**Data provided**
# # # # # # #
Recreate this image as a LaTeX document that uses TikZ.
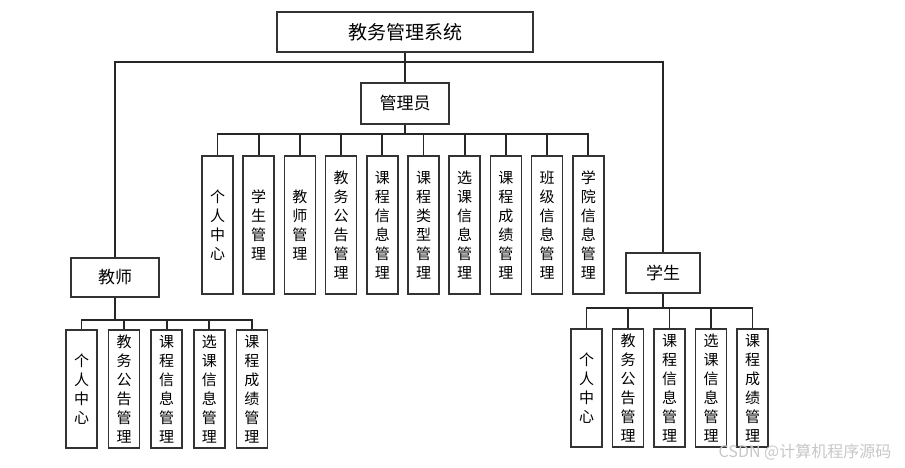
\documentclass[tikz,border=0pt]{standalone}
\usepackage{fontspec}
\setmainfont{Noto Sans CJK SC}
\newfontfamily\cjk{Noto Sans CJK SC}
\begin{document}
\begin{tikzpicture}[x=1pt,y=-1pt,
  box/.style={draw=black!80,line width=1.7pt,inner sep=0pt,align=center,fill=white},
  vbox/.style={box,minimum width=31pt,font=\cjk\fontsize{15}{19}\selectfont},
  link/.style={draw=black!85,line width=1.7pt}]
\useasboundingbox (0,0) rectangle (905,467);
% top
\node[box,minimum width=256pt,minimum height=40pt,font=\cjk\fontsize{19}{22}\selectfont] (sys) at (405,32) {教务管理系统};
\node[box,minimum width=88pt,minimum height=41pt,font=\cjk\fontsize{17}{20}\selectfont] (adm) at (405,103.5) {管理员};
\node[box,minimum width=88pt,minimum height=39pt,font=\cjk\fontsize{17}{20}\selectfont] (tea) at (115,277.5) {教师};
\node[box,minimum width=74pt,minimum height=40pt,font=\cjk\fontsize{17}{20}\selectfont] (stu) at (663,273) {学生};
\coordinate (bus) at (405,62);
\draw[link] (sys.south) -- (adm.north);
\draw[link] (tea.north) -- (tea.north |- bus) -- (stu.north |- bus) -- (stu.north);
% admin children
\coordinate (abus) at (405,134);
\foreach \t [count=\i from 0] in {个\\人\\中\\心,学\\生\\管\\理,教\\师\\管\\理,教\\务\\公\\告\\管\\理,课\\程\\信\\息\\管\\理,课\\程\\类\\型\\管\\理,选\\课\\信\\息\\管\\理,课\\程\\成\\绩\\管\\理,班\\级\\信\\息\\管\\理,学\\院\\信\\息\\管\\理}{
  \node[vbox,minimum height=138pt] (a\i) at ({217.5+41.2*\i},225) {\t};
}
\draw[link] (adm.south) -- (abus);
\draw[link] (a0.north) -- (a0.north |- abus) -- (a9.north |- abus) -- (a9.north);
\foreach \i in {1,...,8}{\draw[link] (a\i.north) -- (a\i.north |- abus);}
% teacher children
\coordinate (tbus) at (115,320);
\foreach \t [count=\i from 0] in {个\\人\\中\\心,教\\务\\公\\告\\管\\理,课\\程\\信\\息\\管\\理,选\\课\\信\\息\\管\\理,课\\程\\成\\绩\\管\\理}{
  \node[vbox,minimum height=118pt] (t\i) at ({81.5+42.6*\i},389) {\t};
}
\draw[link] (tea.south) -- (tbus);
\draw[link] (t0.north) -- (t0.north |- tbus) -- (t4.north |- tbus) -- (t4.north);
\foreach \i in {1,...,3}{\draw[link] (t\i.north) -- (t\i.north |- tbus);}
% student children
\coordinate (sbus) at (663,308);
\foreach \t [count=\i from 0] in {个\\人\\中\\心,教\\务\\公\\告\\管\\理,课\\程\\信\\息\\管\\理,选\\课\\信\\息\\管\\理,课\\程\\成\\绩\\管\\理}{
  \node[vbox,minimum height=118pt] (s\i) at ({586.5+41.5*\i},388) {\t};
}
\draw[link] (stu.south) -- (sbus);
\draw[link] (s0.north) -- (s0.north |- sbus) -- (s4.north |- sbus) -- (s4.north);
\foreach \i in {1,...,3}{\draw[link] (s\i.north) -- (s\i.north |- sbus);}
% watermark
\node[text=black!22,font=\cjk\fontsize{16}{18}\selectfont,inner sep=0pt] (wm) at (805,452) {CSDN @计算机程序源码};
\end{tikzpicture}
\end{document}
# # # # # # #
**Problem to work on**
Go through the listing above and write it out again exactly, dropping the pictures.

**Reply to the exercise**
Recreate this image as a LaTeX document that uses TikZ.
\documentclass[tikz,border=0pt]{standalone}
\usepackage{fontspec}
\setmainfont{Noto Sans CJK SC}
\newfontfamily\cjk{Noto Sans CJK SC}
\begin{document}
\begin{tikzpicture}[x=1pt,y=-1pt,
  box/.style={draw=black!80,line width=1.7pt,inner sep=0pt,align=center,fill=white},
  vbox/.style={box,minimum width=31pt,font=\cjk\fontsize{15}{19}\selectfont},
  link/.style={draw=black!85,line width=1.7pt}]
\useasboundingbox (0,0) rectangle (905,467);
% top
\node[box,minimum width=256pt,minimum height=40pt,font=\cjk\fontsize{19}{22}\selectfont] (sys) at (405,32) {教务管理系统};
\node[box,minimum width=88pt,minimum height=41pt,font=\cjk\fontsize{17}{20}\selectfont] (adm) at (405,103.5) {管理员};
\node[box,minimum width=88pt,minimum height=39pt,font=\cjk\fontsize{17}{20}\selectfont] (tea) at (115,277.5) {教师};
\node[box,minimum width=74pt,minimum height=40pt,font=\cjk\fontsize{17}{20}\selectfont] (stu) at (663,273) {学生};
\coordinate (bus) at (405,62);
\draw[link] (sys.south) -- (adm.north);
\draw[link] (tea.north) -- (tea.north |- bus) -- (stu.north |- bus) -- (stu.north);
% admin children
\coordinate (abus) at (405,134);
\foreach \t [count=\i from 0] in {个\\人\\中\\心,学\\生\\管\\理,教\\师\\管\\理,教\\务\\公\\告\\管\\理,课\\程\\信\\息\\管\\理,课\\程\\类\\型\\管\\理,选\\课\\信\\息\\管\\理,课\\程\\成\\绩\\管\\理,班\\级\\信\\息\\管\\理,学\\院\\信\\息\\管\\理}{
  \node[vbox,minimum height=138pt] (a\i) at ({217.5+41.2*\i},225) {\t};
}
\draw[link] (adm.south) -- (abus);
\draw[link] (a0.north) -- (a0.north |- abus) -- (a9.north |- abus) -- (a9.north);
\foreach \i in {1,...,8}{\draw[link] (a\i.north) -- (a\i.north |- abus);}
% teacher children
\coordinate (tbus) at (115,320);
\foreach \t [count=\i from 0] in {个\\人\\中\\心,教\\务\\公\\告\\管\\理,课\\程\\信\\息\\管\\理,选\\课\\信\\息\\管\\理,课\\程\\成\\绩\\管\\理}{
  \node[vbox,minimum height=118pt] (t\i) at ({81.5+42.6*\i},389) {\t};
}
\draw[link] (tea.south) -- (tbus);
\draw[link] (t0.north) -- (t0.north |- tbus) -- (t4.north |- tbus) -- (t4.north);
\foreach \i in {1,...,3}{\draw[link] (t\i.north) -- (t\i.north |- tbus);}
% student children
\coordinate (sbus) at (663,308);
\foreach \t [count=\i from 0] in {个\\人\\中\\心,教\\务\\公\\告\\管\\理,课\\程\\信\\息\\管\\理,选\\课\\信\\息\\管\\理,课\\程\\成\\绩\\管\\理}{
  \node[vbox,minimum height=118pt] (s\i) at ({586.5+41.5*\i},388) {\t};
}
\draw[link] (stu.south) -- (sbus);
\draw[link] (s0.north) -- (s0.north |- sbus) -- (s4.north |- sbus) -- (s4.north);
\foreach \i in {1,...,3}{\draw[link] (s\i.north) -- (s\i.north |- sbus);}
% watermark
\node[text=black!22,font=\cjk\fontsize{16}{18}\selectfont,inner sep=0pt] (wm) at (805,452) {CSDN @计算机程序源码};
\end{tikzpicture}
\end{document}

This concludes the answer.